HIPAA and how it affects you

HIPAA and how it affects you

Marc J. Soss

If you have visited a doctor within the last year, you undoubtedly are aware roof some new standards and additional forms that health-care providers have been asked to execute. This is the result of the Health Insurance Portability and Accountability Act of 1996 (HIPAA), which was amended April 14, 2003 to include standards to protect the privacy of patient medical records and health information. The new standards provide individuals with greater access to their medical records and control over how their personal health information is used and disclosed.

The regulations are designed to provide privacy protection for patients by limiting the ways that entities and individuals can use personal medical information. The regulations also protect medical records and individually identifiable health information (past, present, or future medical or mental-health condition), including diagnosis and treatment of diseases, mental illness, and drug or alcohol abuse.


HIPAA includes standards covering confidential communications and public responsibilities that ensure that an individual can request his/her doctor, health plan, and other covered entities take responsible steps to ensure confidentiality in their communications. They also ensure, in limited circumstances, that entities can disclose health information for specific public responsibilities (emergency circumstances; identification of the body of a deceased person, or the cause of death; or public health needs). The act requires covered entities (health plans and providers) to inform individuals of their right to inspect and obtain a copy of their records.


HIPAA has necessitated a revision to estate-planning documents (trusts, health-care surrogate forms [for both adults and minor children], powers of attorney, and living wills). Previously drafted documents did not include specific language authorizing a surrogate or trustee access to medical records or health information. Although the Act does not specifically restrict the ability of doctors, nurses, and other providers to share patient information, when necessary for treatment, it does restrict the release of information not related to health care.

It is recommended that all documents include specific language designating your surrogate as your “personal representative,” under the statute, and authorizing them access to any and all medical records and information pertaining to you. Proposed language may include the following: “I designate my surrogate as my personal representative under the Health Insurance Portability and Accountability Act of 1996, as amended, for all medical records, billing information, and health care-related decisions. This authority includes the authority to demand, obtain, review and release to others medical records or other documents including all records subject to, and protected by, the Health Insurance Portability and Accountability Act of 1996, as amended.”


The issue has arisen whether an attorney appointed by a court to represent an alleged incapacitated person, and members of a court-appointed examining committee are subject to the Act’s restrictions. To prevent any disclosure problems, it is recommended that you include language in the applicable court orders that appoint the attorney and examination committee members, granting them access to the alleged incapacitated person’s medical records and history. Access to this information may be beneficial to those representing and examining the individual.

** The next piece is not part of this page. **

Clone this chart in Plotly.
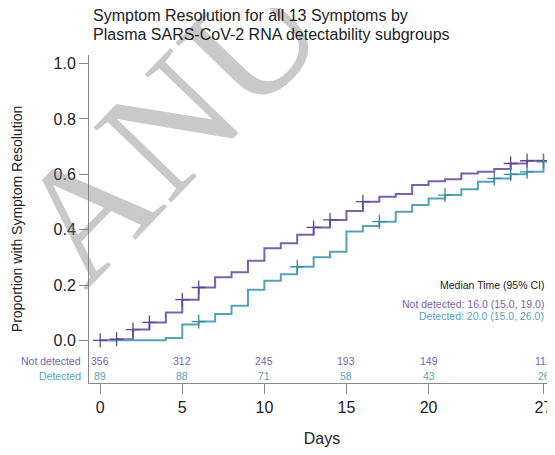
import plotly.graph_objects as go

# ---- data ----
days = list(range(0, 28))
not_detected = [0, 0.004, 0.039, 0.065, 0.101, 0.147, 0.191, 0.228, 0.246, 0.288,
                0.333, 0.351, 0.382, 0.408, 0.435, 0.467, 0.501, 0.519, 0.529, 0.561,
                0.575, 0.582, 0.603, 0.609, 0.619, 0.639, 0.649, 0.649]
detected = [0, 0, 0, 0, 0.009, 0.057, 0.068, 0.095, 0.125, 0.183,
            0.215, 0.239, 0.266, 0.300, 0.320, 0.393, 0.413, 0.429, 0.465, 0.489,
            0.513, 0.525, 0.546, 0.573, 0.585, 0.600, 0.609, 0.645]
censor_not_detected = [0, 1, 2, 3, 5, 6, 13, 14, 16, 25, 26, 27]
censor_detected = [6, 12, 17, 21, 24, 25, 26, 27]

risk_days = [0, 5, 10, 15, 20, 27]
risk_not_detected = [356, 312, 245, 193, 149, 112]
risk_detected = [89, 88, 71, 58, 43, 26]

x_ticks = [0, 5, 10, 15, 20, 27]
y_ticks = [0, 0.2, 0.4, 0.6, 0.8, 1.0]

c_nd = "#7a62ad"
c_d = "#58a2b8"
FONT = "Liberation Sans, Arial, sans-serif"

fig = go.Figure()
fig.add_trace(go.Scatter(x=days, y=not_detected, mode="lines", line=dict(color=c_nd, width=2, shape="hv"),
                         showlegend=False, hoverinfo="skip"))
fig.add_trace(go.Scatter(x=days, y=detected, mode="lines", line=dict(color=c_d, width=2, shape="hv"),
                         showlegend=False, hoverinfo="skip"))
fig.add_trace(go.Scatter(x=censor_not_detected, y=[not_detected[d] for d in censor_not_detected], mode="markers",
                         marker=dict(symbol="cross-thin", size=10, line=dict(color="#5e4596", width=1.3)),
                         showlegend=False, hoverinfo="skip"))
fig.add_trace(go.Scatter(x=censor_detected, y=[detected[d] for d in censor_detected], mode="markers",
                         marker=dict(symbol="cross-thin", size=10, line=dict(color="#3f8aa2", width=1.3)),
                         showlegend=False, hoverinfo="skip"))

ann = []
# watermark (drawn first)
ann.append(dict(x=0.173, y=0.787, xref="paper", yref="paper", xanchor="center", yanchor="middle",
                text="ANU", textangle=-46, showarrow=False,
                font=dict(size=165, color="rgba(120,120,120,0.4)", family="Liberation Serif, serif")))
# title
ann.append(dict(x=0.0043, y=1.1204, xref="paper", yref="paper", xanchor="left", yanchor="middle",
                text="Symptom Resolution for all 13 Symptoms by", showarrow=False,
                font=dict(size=16, color="#222222", family=FONT)))
ann.append(dict(x=0.0043, y=1.0625, xref="paper", yref="paper", xanchor="left", yanchor="middle",
                text="Plasma SARS-CoV-2 RNA detectability subgroups", showarrow=False,
                font=dict(size=16, color="#222222", family=FONT)))
# risk table
for d, n in zip(risk_days, risk_not_detected):
    ann.append(dict(x=d, y=-0.076, xref="x", yref="y", text=str(n), showarrow=False,
                    font=dict(size=10.5, color=c_nd, family=FONT)))
for d, n in zip(risk_days, risk_detected):
    ann.append(dict(x=d, y=-0.1275, xref="x", yref="y", text=str(n), showarrow=False,
                    font=dict(size=10.5, color=c_d, family=FONT)))
ann.append(dict(x=-0.0129, y=-0.076, xref="paper", yref="y", xanchor="right", text="Not detected",
                showarrow=False, font=dict(size=10.5, color=c_nd, family=FONT)))
ann.append(dict(x=-0.0129, y=-0.1275, xref="paper", yref="y", xanchor="right", text="Detected",
                showarrow=False, font=dict(size=10.5, color=c_d, family=FONT)))
# median text
ann.append(dict(x=0.981, y=0.199, xref="paper", yref="y", xanchor="right", text="Median Time (95% CI)",
                showarrow=False, font=dict(size=10.5, color="#222222", family=FONT)))
ann.append(dict(x=0.981, y=0.1326, xref="paper", yref="y", xanchor="right", text="Not detected: 16.0 (15.0, 19.0)",
                showarrow=False, font=dict(size=10.5, color=c_nd, family=FONT)))
ann.append(dict(x=0.981, y=0.0867, xref="paper", yref="y", xanchor="right", text="Detected: 20.0 (15.0, 26.0)",
                showarrow=False, font=dict(size=10.5, color=c_d, family=FONT)))

fig.update_layout(
    width=547, height=439,
    margin=dict(l=81, r=0, t=47, b=64),
    paper_bgcolor="white", plot_bgcolor="white",
    font=dict(family=FONT, color="#222222"),
    annotations=ann,
    xaxis=dict(range=[-0.68, 27.7], tickvals=x_ticks, ticktext=[str(v) for v in x_ticks],
               showline=True, linecolor="#8a8a8a", linewidth=1, ticks="outside", ticklen=10,
               tickcolor="#8a8a8a", showgrid=False, zeroline=False,
               tickfont=dict(size=16, color="#222222"),
               title=dict(text="Days", font=dict(size=16, color="#222222"), standoff=19)),
    yaxis=dict(range=[-0.154, 1.031], tickvals=y_ticks, ticktext=["0.0", "0.2", "0.4", "0.6", "0.8", "1.0"],
               showline=True, linecolor="#8a8a8a", linewidth=1, ticks="outside", ticklen=9,
               tickcolor="#8a8a8a", showgrid=False, zeroline=False,
               tickfont=dict(size=16, color="#222222"),
               title=dict(text="Proportion with Symptom Resolution", font=dict(size=14, color="#222222"),
                          standoff=27)),
)

fig.write_html("out.html")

HIPAA provides parents access to their minor child’s medical records. Exceptions to the rule are “(1) when the minor is the one who consents to care and the consent of the parent is not required under state or other applicable law; (2) when the minor obtains care at the direction of a court or a person appointed by the court; and (3) when, and to the extent that, the parent agrees that the minor and the health care provider may have a confidential relationship.” Even under these exceptional situations, how ever, a parent may have access to medical records of a minor when state or other applicable law requires or permits such parental access. If state or other applicable law is silent on a parent’s right, the licensed health-care provider may exercise his or her professional judgment, to the extent allowed by law, to grant or deny access to the medical information. In addition, a provider may not treat a parent as a personal representative when they believe, in his or her professional judgment, the child has been or may be subjected to domestic violence, abuse or neglect, or could be endangered.

Access to a family member’s medical information depends upon whether the inquiring individual is the caregiver and, in the physician’s professional judgment, the release of information is in the patient’s interest and relates to his/her care. The Privacy Rules allow a physician to share information with family or friends if the information is limited directly to their involvement in the individual’s care. However, a physician may not share information with family or friends if specifically asked not to or if the physician believes, in his/her professional judgment, a disclosure would be inappropriate.


Both civil and criminal penalties may be incurred by entities that misuse personal health information or violate HIPAA. For civil violations, a monetary penalty can be up to $100 per violation, or up to $25,000 per year, for each requirement or prohibition violated. For criminal penalties, “the penalty can range up to $50,000 and one year in prison for certain offenses; up to $100,000 and up to five years in prison if the offenses are committed under ‘false pretenses’; and up to $250,000 and up to 10 years in prison if the offenses are committed with the intent to sell, transfer or use protected health information.”


It is important to review your documents and ensure that they contain specific language granting your surrogates access to any necessary medical information. You may also specifically deny others access to your medical information to prevent unauthorized disclosure of information.